The best songs work very well indeed. Nicks opens with "Secret Love", a sturdily pulsing piece blitzed by growling powerchords as she sings of "a timeless search for a love that might work". Vocal harmonies and acoustic guitars underpin the affecting "For What It's Worth" (no relation to the Stephen Stills one), while the pick of the bunch may be the title track, a scintillating blast of jangle-rock which harks back to the days when Nicks used to hang around with Tom Petty and his crew.

That's not all. Nicks, still festooned in hats, feathers and bodice-ripper gowns after all these years, channels Edgar Allan Poe in "Annabel Lee", runs with the Undead in "Moonlight (A Vampire's Dream)", and evokes vampire chronicler Anne Rice in "New Orleans".

Her only problem was knowing when to stop. In Your Dreams lasts half an hour longer than Fleetwood Mac's Rumours, and the longer it goes on, the more you want to start pelting it with rotten fruit. "Everybody Loves You" is drab electro-pop, "Italian Summer" is cloying schmaltz, and "Ghosts Are Gone" should have been called "The Day the Music Died". It'll all boil down into a nice playlist though.

Monday, June 20, 2011

(Review) In Your Dreams - Stevie Nicks ★★★★/5 by Allgigs

In Your Dreams - Stevie Nicks Album Review
allgigs.co.uk
Paul Pledger
★★★★/5

Upon studying the sleeve to Stevie Nicks' first album in a decade, you're almost transformed back to a time when album-art was determined by mystical imagery of white horses, moonlight and lace-adorned top-hatted blonde-haired singers - and then you realise that you're not in the '70s, you're in the 21st-century eyeing up Nicks', hamming it up in an extravagant white dress on the inlay for "In Your Dreams". How time's don't change - she's still keeping it 'chiffon'.

Fleetwood Mac certainly don't look like reforming again anytime soon (the last group release was the acclaimed "Say You Will" in 2003), but "In Your Dreams" does at least herd three of the favoured line-up together again - Nicks (obviously), Buckingham and Fleetwood contribute at various points. Main right-hand man to Nicks, however, turns out to be Dave Stewart, a huge name in his own right, both as a producer to the stars and erstwhile founder member of Eurythmics. King session-musician, Waddy Wachtel, also makes a few appearances, as does Heartbreakers member, Mike Campbell.

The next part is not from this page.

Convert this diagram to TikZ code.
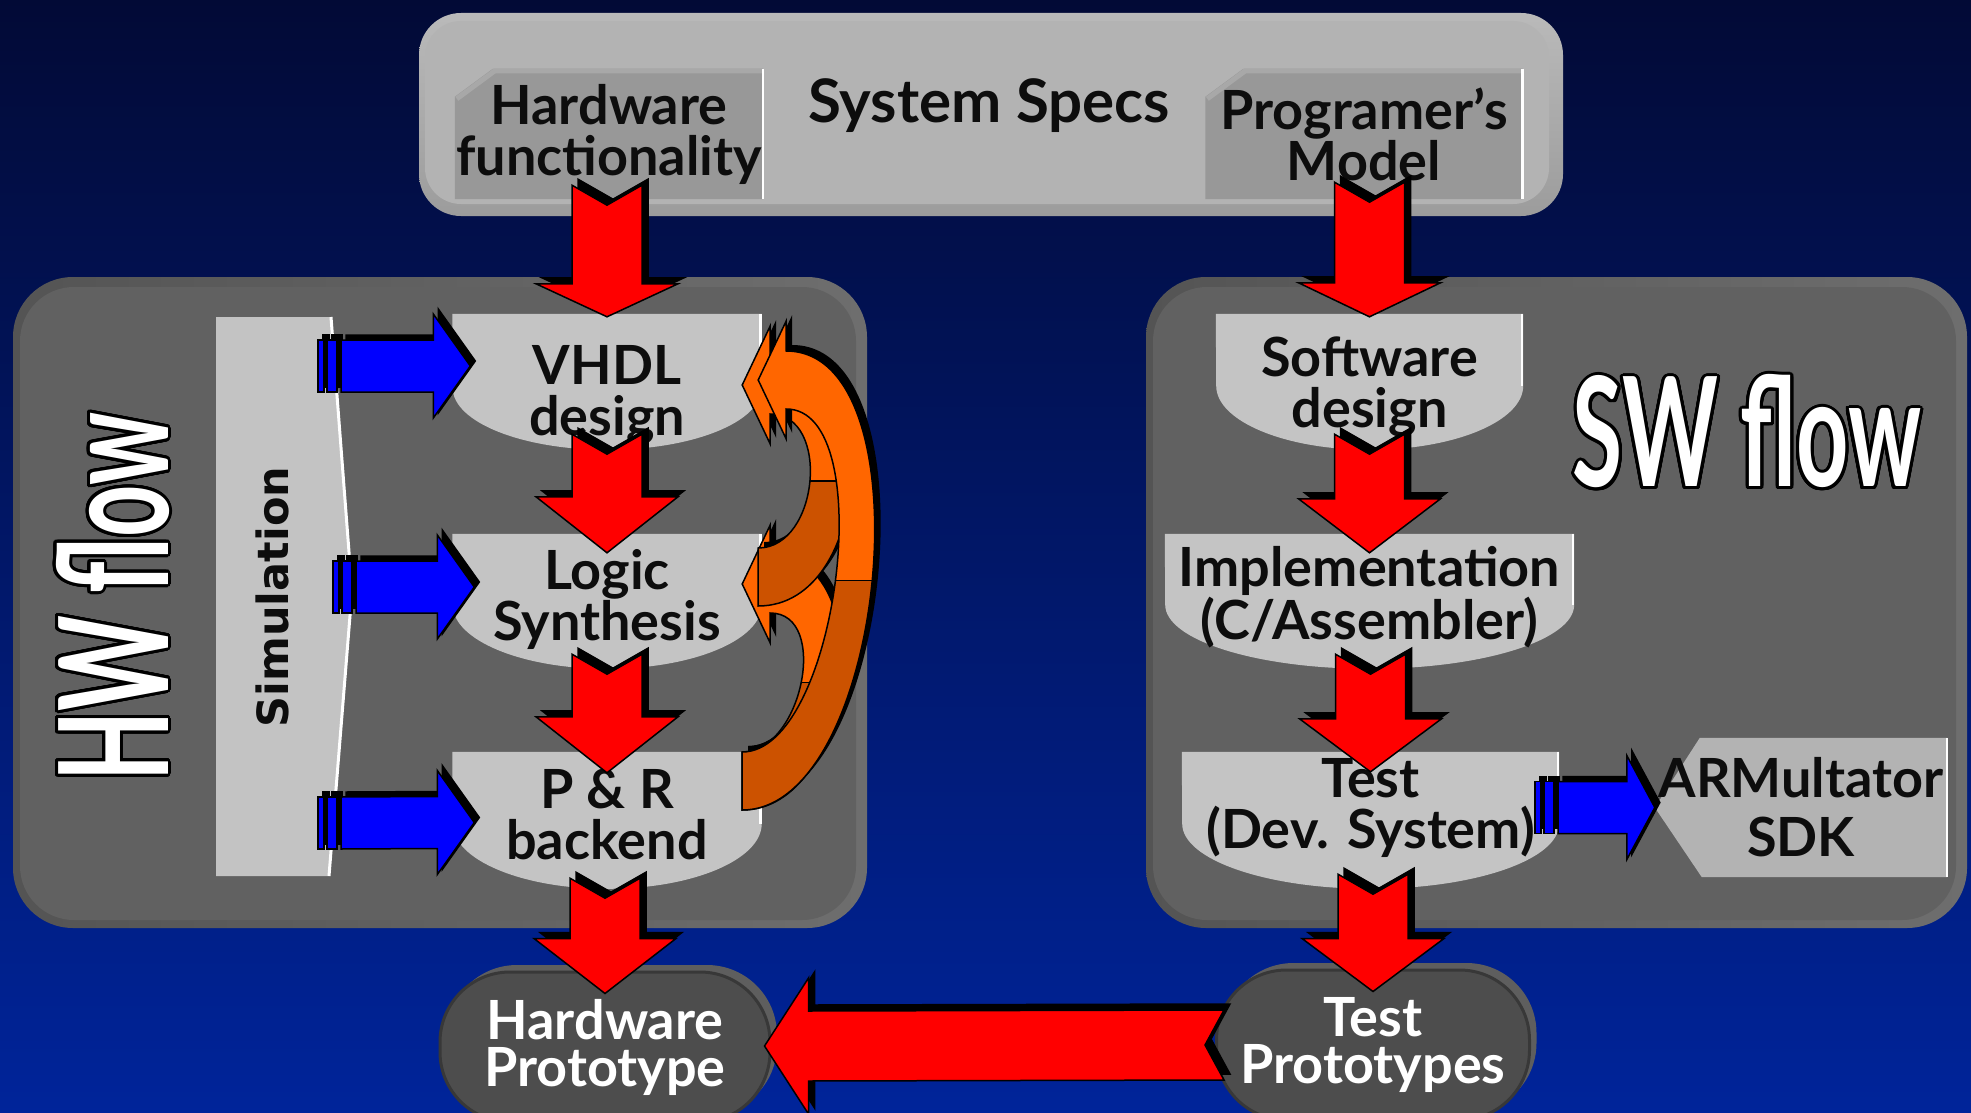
\documentclass[tikz,border=0pt]{standalone}
\usepackage{fontspec}
\setmainfont{Lato}
\newfontfamily\simfont{DejaVu Sans}
\usepackage[copies]{contour}
\contourlength{3pt}
\contournumber{32}
\usetikzlibrary{calc}

\definecolor{navytop}{HTML}{020A36}
\definecolor{navybottom}{HTML}{00249A}
\definecolor{specgray}{HTML}{B3B3B3}
\definecolor{specrim}{HTML}{9C9C9C}
\definecolor{tabgray}{HTML}{989898}
\definecolor{tabtop}{HTML}{A8A8A8}
\definecolor{panelgray}{HTML}{616161}
\definecolor{panelrim}{HTML}{545454}
\definecolor{panelside}{HTML}{6E6E6E}
\definecolor{simgray}{HTML}{C3C3C3}
\definecolor{stagegray}{HTML}{C4C4C4}
\definecolor{armgray}{HTML}{B3B3B3}
\definecolor{pillgray}{HTML}{4D4D4D}
\definecolor{pilledge}{HTML}{383838}
\definecolor{pillrim}{HTML}{5E5E5E}
\definecolor{inkblack}{HTML}{0D0D0D}
\definecolor{flowred}{HTML}{FF0000}
\definecolor{flowblue}{HTML}{0000FF}
\definecolor{loopor}{HTML}{FF6600}
\definecolor{loopdark}{HTML}{CC5200}

\pgfdeclarelayer{backdrop}
\pgfsetlayers{backdrop,main}

\tikzset{
  every node/.style={inner sep=0pt, align=center, text=inkblack,
    font=\bfseries\fontsize{54}{51}\selectfont},
  tab/.style={minimum height=130pt},
  stage/.style={},
  armbox/.style={minimum width=292pt, minimum height=139pt,
    font=\bfseries\fontsize{54}{59}\selectfont},
  pill/.style={rounded corners=70pt, minimum width=330pt, minimum height=150pt,
    fill=pillgray, draw=pilledge, line width=3pt, text=white,
    font=\bfseries\fontsize{54}{47}\selectfont,
    preaction={fill=pillrim, transform canvas={xshift=7pt,yshift=7pt}}},
  flowtitle/.style={text=white, font=\bfseries\fontsize{152}{152}\selectfont},
  simtext/.style={font=\simfont\bfseries\fontsize{43}{43}\selectfont, rotate=90},
  blockline/.style={draw=black, line width=1.5pt, line join=miter},
}

% box with a flat top and a round bottom: node, height, depth of the bottom, half width
\newcommand\bowl[4]{%
  \fill[stagegray] (#1.north west) -- (#1.north east) -- ++(0,#2-#3)
    arc[start angle=0,end angle=-180,x radius=#4pt,y radius=#3pt] -- cycle;
  \draw[white,line width=2.5pt] ($(#1.north east)+(-1,0)$) -- ++(0,#2-#3);
}

% grey tab with a cut corner
\newcommand\tabshape[1]{%
  \fill[tabgray] (#1.south west) -- ($(#1.north west)+(0,28)$) -- ($(#1.north west)+(38,0)$)
    -- (#1.north east) -- (#1.south east) -- cycle;
  \draw[tabtop,line width=5pt] ($(#1.north west)+(2,30)$) -- ($(#1.north west)+(40,2)$)
    -- ($(#1.north east)+(0,2)$);
  \draw[white,line width=2.5pt] (#1.north east) -- (#1.south east);
}

% fat red arrow going down: from, tail shift, to, tip shift, head length
\newcommand\redflow[5]{%
  \coordinate (rt) at ($(#3 |- #1)+(0,#2)$);
  \coordinate (rh) at ($(#3)+(0,#4)$);
  \foreach \ox/\oy/\col in {6/-6/black,0/0/flowred}{
    \filldraw[fill=\col,blockline]
      ($(rt)+(-35+\ox,\oy)$) -- ($(rt)+(\ox,20+\oy)$) -- ($(rt)+(35+\ox,\oy)$)
      -- ($(rh)+(35+\ox,-#5+\oy)$) -- ($(rh)+(71+\ox,-#5+\oy)$) -- ($(rh)+(\ox,\oy)$)
      -- ($(rh)+(-71+\ox,-#5+\oy)$) -- ($(rh)+(-35+\ox,-#5+\oy)$) -- cycle;
  }}

% striped blue arrow going right: tail, tip, head length
\newcommand\blueflow[3]{%
  \coordinate (bt) at #1;
  \coordinate (bh) at #2;
  \foreach \ox/\oy/\col in {5/-5/black,0/0/flowblue}{
    \filldraw[fill=\col,blockline] ($(bt)+(\ox,-26+\oy)$) rectangle ($(bt)+(6+\ox,26+\oy)$);
    \filldraw[fill=\col,blockline] ($(bt)+(9+\ox,-26+\oy)$) rectangle ($(bt)+(19+\ox,26+\oy)$);
    \filldraw[fill=\col,blockline] ($(bt)+(23+\ox,-26+\oy)$) -- ($(bh)+(-#3+\ox,-26+\oy)$)
      -- ($(bh)+(-#3+\ox,-52+\oy)$) -- ($(bh)+(\ox,\oy)$) -- ($(bh)+(-#3+\ox,52+\oy)$)
      -- ($(bh)+(-#3+\ox,26+\oy)$) -- ($(bt)+(23+\ox,26+\oy)$) -- cycle;
  }}

% outline of a bent feedback band: tail, tip, inner bulge, outer bulge
\newcommand\loopband[4]{($(#1)+(0,-29)$) .. controls ($(#1)+(#3,-29)$) and ($(#2)+(28+#3,29)$)
  .. ($(#2)+(28,29)$) -- ($(#2)+(28,59)$) -- (#2) -- ($(#2)+(28,-59)$) -- ($(#2)+(28,-29)$)
  .. controls ($(#2)+(28+#4,-29)$) and ($(#1)+(#4,29)$) .. ($(#1)+(0,29)$) -- cycle}

\newcommand\loopflow[4]{%
  \coordinate (ls) at #1;
  \coordinate (lt) at #2;
  \coordinate (lss) at ($(ls)+(6,-6)$);
  \coordinate (lts) at ($(lt)+(6,-6)$);
  \fill[black] \loopband{lss}{lts}{#3}{#4};
  \fill[loopor] \loopband{ls}{lt}{#3}{#4};
  \begin{scope}
    \clip \loopband{ls}{lt}{#3}{#4};
    \fill[loopdark] ($(ls)!0.5!(lt)+(-60,0)$) rectangle ($(ls)+(250,120)$);
    \draw[line width=1.5pt] ($(ls)!0.5!(lt)+(-60,0)$) -- ++(400,0);
  \end{scope}
  \draw[blockline] \loopband{ls}{lt}{#3}{#4};
}

\begin{document}
\begin{tikzpicture}[x=1pt,y=-1pt]
\useasboundingbox (0,0) rectangle (1971,1113);

\begin{pgfonlayer}{backdrop}
% backdrop
\shade[top color=navytop,bottom color=navybottom] (0,0) rectangle (1971,1113);
% specs bar
\shade[top color=specrim!70!white,bottom color=specrim,rounded corners=42pt] (419,13) rectangle (1563,216);
\fill[specgray,rounded corners=36pt] (425,21) rectangle (1549,204);
% flow panels
\foreach \xa/\xb in {13/867,1146/1967}{
  \shade[left color=panelrim,right color=panelside,rounded corners=60pt] (\xa,277) rectangle (\xb,928);
  \fill[panelgray,rounded corners=54pt] (\xa+7,287) rectangle (\xb-11,920);
}
% simulation column
\fill[simgray] (216,317) -- (331,317) -- (352,591) -- (329,876) -- (216,876) -- cycle;
\draw[white,line width=3pt] (331,317) -- (352,591) -- (329,876);
\end{pgfonlayer}

% specs
\node (specs) at (989,106) {\fontsize{60}{60}\selectfont System Specs};
\node[tab,minimum width=308pt] (hwfunc) at (609,134) {Hardware\\functionality};
\node[tab,minimum width=317pt] (progmodel) at (1364,134) {Programer’s\\Model};

% HW flow
\node[flowtitle,rotate=90] (hwtitle) at (114,597) {\contour{black}{\scalebox{0.6}[1]{HW flow}}};
\node[simtext] (sim) at (272,597) {Simulation};
\node[stage,minimum width=309pt,minimum height=162pt] (vhdl) at (607,395) {VHDL\\design};
\node[stage,minimum width=309pt,minimum height=130pt] (logic) at (607,599) {Logic\\Synthesis};
\node[stage,minimum width=309pt,minimum height=125pt] (pr) at (607,814.5) {P \& R\\backend};

% SW flow
\node[flowtitle] (swtitle) at (1747,433) {\contour{black}{\scalebox{0.6}[1]{SW flow}}};
\node[stage,minimum width=307pt,minimum height=146pt] (swdesign) at (1369.5,387) {Software\\design};
\node[stage,minimum width=409pt,minimum height=126pt] (impl) at (1369.5,597) {Implementation\\(C/Assembler)};
\node[stage,minimum width=377pt,minimum height=111pt] (test) at (1370.5,807.5) {Test\\(Dev. System)};
\node[armbox] (arm) at (1801,807.5) {ARMultator\\SDK};

% prototypes
\node[pill] (hwproto) at (605,1047) {Hardware\\Prototype};
\node[pill,minimum width=313pt] (testproto) at (1373,1045) {Test\\Prototypes};

\begin{pgfonlayer}{backdrop}
\tabshape{hwfunc}
\tabshape{progmodel}
\bowl{vhdl}{136}{62}{154.5}
\bowl{logic}{135}{64}{154.5}
\bowl{pr}{137}{65}{154.5}
\bowl{swdesign}{136}{64}{153.5}
\bowl{impl}{135}{64}{204.5}
\bowl{test}{137}{65}{188.5}
\fill[armgray] (arm.west) -- ($(arm.north west)+(45,0)$) -- (arm.north east)
  -- (arm.south east) -- ($(arm.south west)+(47,0)$) -- cycle;
\draw[white,line width=2.5pt] (arm.north east) -- (arm.south east);
\end{pgfonlayer}

% feedback loops
\loopflow{($(pr.east)+(-19.5,-33.5)$)}{($(logic.east)+(-19.5,-15)$)}{60}{112}
\loopflow{($(logic.east)+(-3.5,-22)$)}{($(vhdl.east)+(-19.5,-10)$)}{61}{115}
\loopflow{($(pr.east)+(-19.5,-33.5)$)}{($(vhdl.east)+(-3.5,-15)$)}{95}{144}

% simulation inputs
\blueflow{(318,366)}{($(vhdl.west)+(18,-29)$)}{37}
\blueflow{(333,587)}{($(logic.west)+(22,-12)$)}{37}
\blueflow{(318,823)}{($(pr.west)+(22,8)$)}{37}
\blueflow{(1535,807.5)}{(arm.west)}{28}

% down the flows
\redflow{hwfunc.south}{-14}{vhdl.north}{3}{33}
\redflow{vhdl.south}{-42}{logic.north}{19}{56}
\redflow{logic.south}{-10}{pr.north}{21}{56}
\redflow{pr.south}{1}{hwproto.north}{23}{55}
\redflow{progmodel.south}{-17}{swdesign.north}{3}{34}
\redflow{swdesign.south}{-26}{impl.north}{19}{54}
\redflow{impl.south}{-6}{test.north}{20}{53}
\redflow{test.south}{11}{testproto.north}{23}{53}

% test prototypes back to hardware
\coordinate (lt1) at ($(testproto.west)+(9,0)$);
\coordinate (lh1) at ($(hwproto.east |- testproto.west)+(-7,1)$);
\foreach \ox/\oy/\col in {6/-6/black,0/0/flowred}{
  \filldraw[fill=\col,blockline] ($(lt1)+(\ox,-35+\oy)$) -- ($(lt1)+(-19+\ox,\oy)$)
    -- ($(lt1)+(\ox,35+\oy)$) -- ($(lh1)+(44+\ox,35+\oy)$) -- ($(lh1)+(44+\ox,68+\oy)$)
    -- ($(lh1)+(\ox,\oy)$) -- ($(lh1)+(44+\ox,-68+\oy)$) -- ($(lh1)+(44+\ox,-35+\oy)$) -- cycle;
}
\end{tikzpicture}
\end{document}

As Stevie Nicks albums go, this rates as one of her best, mainly due to its consistent delivery of pin-sharp rock-songs and beguiling choruses. From early track "Secret Love" (rumoured to have been mooted for the self-titled Mac album of 1977), kicks things off in typical fashion and has already done a turn on American radio - it's true grown-ups' pop-rock, but that doesn't make a dull prospect by any means. The album continues favourably with "For What It's Worth" and the first Stewart/Nicks co-composition, "In Your Dreams", giving the impression that her upcoming exclusive UK appearance at Hard Rock Calling may prove to be a special treat after all.

In truth, there aren't that many poor moments amongst the 14 songs, although mawkishness does sneak into "Soldier's Angel" - yet she can ramp up some classic hooks, particularly on "Moonlight" and the Edgar Allan Poe-influenced, "Annabel Lee". I suppose my only criticism of "In Your Dreams" is its length - we live in an age of drawn-out albums and, at 69 minutes, yes you get value for money, but you also get a couple of songs too many, methinks. Otherwise, Stevie Nicks still knows how to paint a picture and sing a song.